For the warming hut, and his contributions to trail maintenance, Wostenberg was named the 1995 snowmobiler of the year by the Wyoming State Snowmobile Association and received a certificate of merit from the U.S. Department of Agriculture.
But for Wostenberg, snowmobiling and his work for other riders is not done for the accolades, rather it's a passion and a way of life that began in the early 1960s when he first hitched his machine to the back of his convertible in Worland.
"I remember it was in the spring," he said. "I had the top down and they were watering the lawn and I was heading snowmachining. We didn't go very far."
These days, Wostenberg said, he tries to ride a minimum of two times per week, usually by himself. Because he typically rides alone, the back of his snowmobile is packed with enough supplies to survive the night and a small shovel for digging - though the longest he's ever been stuck is an hour or two.
"You just don't panic, you just start digging it out," he said. "You always make sure you're out before you take off; you don't want to do that again. So you ride all different when you're by yourself."
And although spring is his favorite season to snowmobile - you can ride into May, he said - you have to start being careful as the weather gets warmer and snow conditions deteriorate in the mountains. Warming temperatures and melting snow can create gummy snow conditions that are prime for a snowmobile to get stuck.
Currently, snowpack in the Bighorns ranges from 96% to 109% of median snowpack, according to Wyoming Water Resources Data. In addition, the bulk of snowmobile riding occurs between December and mid-April, according to the Forest Service.
"Of course, you've got to pick your days," Wostenberg said. "If you've got a cold front coming in, you've got to be done by 10 a.m. or 11 a.m."
Over his roughly 60 years of snowmobiling, Wostenberg said he's seen the sport go through significant change in both quality of equipment and type and number of riders.

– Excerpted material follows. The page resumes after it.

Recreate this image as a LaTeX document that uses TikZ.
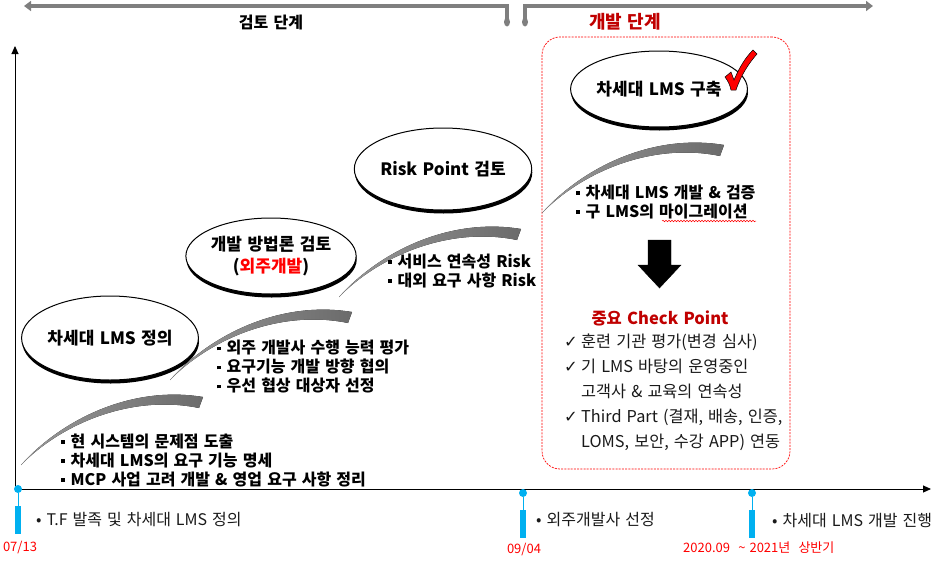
\documentclass[tikz,border=0pt]{standalone}
\usepackage{fontspec}
\setmainfont{Noto Sans CJK KR}[WordSpace=1.4]
\newfontfamily\symfont{DejaVu Sans}
\usetikzlibrary{arrows.meta, shapes.geometric, shadows, decorations.pathmorphing}
\definecolor{bargray}{RGB}{127,127,127}
\definecolor{phasered}{RGB}{192,0,0}
\definecolor{datered}{RGB}{255,0,0}
\definecolor{tlblue}{RGB}{0,176,240}
\definecolor{textdark}{RGB}{25,25,25}
\newcommand{\sqbullet}{\rule[3.5pt]{3.5pt}{3.5pt}\hspace{6pt}}
\newcommand{\chk}{\makebox[17pt][l]{\symfont ✓}}
\tikzset{
  % Phase bar on top
  topbar/.style={
    draw=bargray, line width=3.2pt
  },
  phasetext/.style={
    font=\fontsize{16}{18}\selectfont\bfseries, text=black
  },
  % Stage ellipse
  stage/.style={
    ellipse, draw=black, line width=1pt, fill=white,
    minimum width=148pt, minimum height=78pt, inner sep=0pt,
    font=\fontsize{17}{22}\selectfont\bfseries, align=center,
    general shadow={fill=black, shadow xshift=0.6pt, shadow yshift=-3.5pt}
  },
  % Bullet list next to a swoosh
  tasklist/.style={
    anchor=west, align=left, inner sep=0pt,
    font=\fontsize{16}{19}\selectfont\bfseries
  },
  % Check point list
  checklist/.style={
    anchor=west, align=left, inner sep=0pt, text=textdark,
    font=\fontsize{16.3}{25}\selectfont
  },
  % Axes
  axis/.style={
    draw=black, line width=0.9pt, -{Triangle[length=8pt,width=7pt]}
  },
  % Timeline marks
  tldot/.style={
    circle, fill=tlblue, minimum size=8pt, inner sep=0pt
  },
  tlbar/.style={
    rectangle, fill=tlblue, minimum width=5.5pt, minimum height=28pt,
    inner sep=0pt, anchor=north
  },
  tlline/.style={
    draw=tlblue, line width=0.9pt
  },
  tllabel/.style={
    anchor=west, inner sep=0pt, text=textdark, font=\fontsize{16}{18}\selectfont
  },
  datelabel/.style={
    inner sep=0pt, text=datered, font=\fontsize{13}{15}\selectfont
  },
  % Development frame
  devframe/.style={
    rectangle, rounded corners=18pt, draw=datered, dashed,
    dash pattern=on 2pt off 1.2pt, line width=0.7pt,
    minimum width=248pt, minimum height=432pt, inner sep=0pt
  },
  % Rising swoosh under each stage
  swoosh/.pic={
    \fill[left color=black!40, middle color=black!72, right color=black!58]
      (0,0) .. controls (40,-45) and (110,-80) .. (182,-68)
      -- (178,-57) .. controls (110,-71) and (40,-41) .. (0,0) -- cycle;
  }
}

\begin{document}
\begin{tikzpicture}[x=1pt, y=-1pt]
\useasboundingbox (0,0) rectangle (936,562);

%% ── PHASE BAR ───────────────────────────────────────────────────────────

\coordinate (reviewL) at (24,6);
\coordinate (reviewR) at (507,6);
\coordinate (reviewEnd) at (507,22);
\coordinate (devL) at (525,22);
\coordinate (devC) at (525,6);
\coordinate (devR) at (873,6);

\draw[topbar, {Triangle[length=7pt,width=10pt]}-] (reviewL) -- (reviewR) -- (reviewEnd);
\draw[topbar, -{Triangle[length=7pt,width=10pt]}] (devL) -- (devC) -- (devR);
\fill[bargray] (reviewEnd) ellipse (3 and 4.5);
\fill[bargray] (devL) ellipse (3 and 4.5);

\node[phasetext] (review) at (271,22) {검토 단계};
\node[phasetext, text=phasered, font=\fontsize{18}{20}\selectfont\bfseries] (develop) at (625,22) {개발 단계};

%% ── AXES ────────────────────────────────────────────────────────────────

\coordinate (origin) at (15,489);
\coordinate (ytop) at (15,46);
\coordinate (xend) at (931,489);
\draw[axis] (origin) -- (ytop);
\draw[axis] (origin) -- (xend);

%% ── DEVELOPMENT FRAME ───────────────────────────────────────────────────

\node[devframe] (frame) at (666,253) {};

%% ── SWOOSHES ────────────────────────────────────────────────────────────

\pic at (21,465) {swoosh};
\pic at (170,380) {swoosh};
\pic at (339,297) {swoosh};
\pic at (542,213) {swoosh};

%% ── STAGES ──────────────────────────────────────────────────────────────

\node[stage, minimum height=84pt] (define) at (110,338) {차세대 LMS 정의};
\node[stage, minimum height=76pt] (method) at (271,256)
  {개발 방법론 검토\\({\color{datered}외주개발})};
\node[stage, minimum height=82pt] (risk) at (443,169) {Risk Point 검토};
\node[stage, minimum height=76pt] (build) at (659,89) {차세대 LMS 구축};

% red check mark
\filldraw[fill=datered, draw=black, line width=0.5pt]
  (725,77) .. controls (728,74) .. (731,72) -- (734,80)
  .. controls (740,66) and (746,57) .. (753,50) -- (757,54)
  .. controls (749,63) and (741,75) .. (736,90) -- (731,90)
  .. controls (730,85) and (728,81) .. (725,77) -- cycle;

%% ── TASK LISTS ──────────────────────────────────────────────────────────

\node[tasklist] (tasks1) at (61,460)
  {\sqbullet 현 시스템의 문제점 도출\\
   \sqbullet 차세대 LMS의 요구 기능 명세\\
   \sqbullet MCP 사업 고려 개발 \& 영업 요구 사항 정리};

\node[tasklist] (tasks2) at (217,367)
  {\sqbullet 외주 개발사 수행 능력 평가\\
   \sqbullet 요구기능 개발 방향 협의\\
   \sqbullet 우선 협상 대상자 선정};

\node[tasklist] (tasks3) at (388,271)
  {\sqbullet 서비스 연속성 Risk\\
   \sqbullet 대외 요구 사항 Risk};

\node[tasklist] (tasks4) at (576,202)
  {\sqbullet 차세대 LMS 개발 \& 검증\\
   \sqbullet 구 LMS의 마이그레이션};

\draw[datered, line width=0.5pt, decorate,
  decoration={snake, amplitude=0.8pt, segment length=3pt}]
  (662,221) -- (756,221);

%% ── CHECK POINTS ────────────────────────────────────────────────────────

\draw[fill=black] (648,240) -- (671,240) -- (671,265) -- (681,265)
  -- (659.5,288) -- (638,265) -- (648,265) -- cycle;

\node[text=phasered, font=\fontsize{16.5}{18}\selectfont\bfseries] (checktitle)
  at (660,318) {중요 Check Point};

\node[checklist] (checks) at (564,392)
  {\chk 훈련 기관 평가(변경 심사)\\
   \chk 기 LMS 바탕의 운영중인\\
   \hspace*{17pt}고객사 \& 교육의 연속성\\
   \chk Third Part (결재, 배송, 인증,\\
   \hspace*{17pt}LOMS, 보안, 수강 APP) 연동};

%% ── TIMELINE MARKS ──────────────────────────────────────────────────────

\node[tldot] (kickoff) at (18,489) {};
\node[tlbar] (kickoffbar) at (18,506) {};
\draw[tlline] (kickoff) -- (kickoffbar);
\node[tllabel] (kickofftxt) at (36,520) {• T.F 발족 및 차세대 LMS 정의};
\node[datelabel] (kickoffdate) at (20,547) {07/13};

\node[tldot] (vendor) at (523,493) {};
\node[tlbar] (vendorbar) at (523,510) {};
\draw[tlline] (vendor) -- (vendorbar);
\node[tllabel] (vendortxt) at (536,520) {• 외주개발사 선정};
\node[datelabel] (vendordate) at (524,549) {09/04};

\node[tldot] (devstart) at (752,493) {};
\node[tlbar] (devstartbar) at (752,510) {};
\draw[tlline] (devstart) -- (devstartbar);
\node[tllabel] (devstarttxt) at (772,520) {• 차세대 LMS 개발 진행};
\node[datelabel, anchor=west] (devstartdate) at (683,548)
  {2020.09 \ {\char"7E} 2021년 \ 상반기};

\end{tikzpicture}
\end{document}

The machines he first used were just 15 horsepower, he said, and now range anywhere from 120 horsepower for standard models to more than 200 horsepower for high-performance models.
And riders have changed too, with about 10% of the number of riders the sport used to have, Wostenberg said.
"It used to be totally a lot of family deal, but the families kind of fell out of it for whatever reason," he said. "A lot of wives rode, and the wife was probably a better rider than a lot of the guys I rode with. I don't know if they mature or they just don't like us anymore, and the guys just don't ever mature, I guess."
Wostenberg said the economy, coupled with the price of machines - $10,000 to $15,000 new - has likely played a role, too.
But in recent years, Wostenberg said, the number of riders seems to be picking back up as people realize the beautiful scenery they can see on the seat of a snowmobile, and that they can do it in the Bighorns with few people to run into.
"It's kind of coming back," he said. "And it's kind of a hidden place here."